GOLD STOCKS ARE UP AGAINST LONG-TERM RESISTANCE -- USING THE PARABOLIC SAR ON GLD -- DISTINBUISHING BETWEEN CORE AND TRADING POSITIONS

XAU INDEX REACHES MAJOR RESISTANCE ... Earlier in the week I showed a chart of Newmont Mining trading over its 1996 high at 60. [It's since dipped back below that level]. Chart 1 shows a long-term chart of the Gold & Silver (XAU) Index. And therein lies a short-term caution signal. The XAU has moved right up against its 1996 and 1987 peaks near 155. Given the size of its recent climb, and the proximity to two formidable resistance barriers going back nearly twenty years, I have to warn that this would be a logical spot for precious metal stocks to encounter some selling.
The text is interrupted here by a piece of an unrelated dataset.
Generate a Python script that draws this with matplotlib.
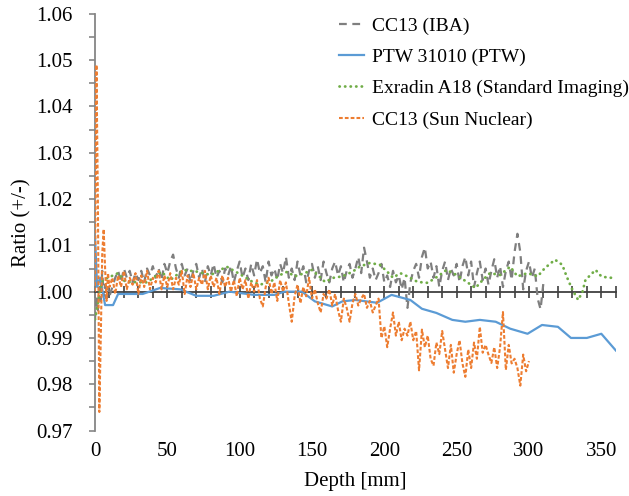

If they do start to pullback, bullion will probably do the same. That's another reason to hold off any new purchases in this overbought sector at the current time. Short-term traders might even want to take some partial profits. But I'd hold onto core positions. This is the same advice I gave a couple of weeks ago for the Gold Trust Shares (GLD) -- although they've since rallied to new highs. I also suggested at the time that an alternate strategy would be use a trailing stop to protect against any sudden downturns. That's still a good idea either for GLD or gold stocks.

Chart 1


USING A PARABOLIC SAR TRAILING STOP ... Back on January 19 I wrote an article showing how to use the Parabolic Stop and Reversal (SAR) to protect against short-term downturns in the GLD (January 19, 2006). I won't repeat the entire analysis here, but will give an update on the current situation. The daily bars in Chart 2 show the recent uptrend in the streetTracks Gold Trust Shares. The rising dots below the price bars have shown an uptrend since the end of December. Prices must hit last dot to trigger a short-term profit-taking signal. As of today, the last SAR dot is at 56.08. If that price is hit (and especially if it closes below that level) some short-term profit-taking is justified. Short-selling, however, is not justified. That's because the major trend is still up. And because the weekly SAR is still up as well. Chart 3 shows that prices would have to fall to 51.92 to trigger a more substantial sell signal. So all we're talking about here is a potential "short-term" profit-taking signal. Since the trend is up we avoid short sales. And we still hold onto our core gold holdings.

Chart 2

Chart 3


DISTINGUISHING BETWEEN CORE AND TRADING POSITIONS... I've always preferred dividing positions into a long-term core holding and a short-term trading portion. The core holding could be anywhere from half to three-quarters of the total position. That should be held for as long as the major uptrend is still intact. That leaves a quarter to a third for shorter-term trading purposes. It's that smaller portion that I'm referring to here as a candidate for some potential profit-taking. Newer investors who have no gold positions are probably better off waiting for a price pullback closer to the 50-day moving average, or a period of consolidation, to make any new purchases. The odds for a gold pullback are also increased by the U.S. Dollar Index continuing to bounce off its 200-day moving average.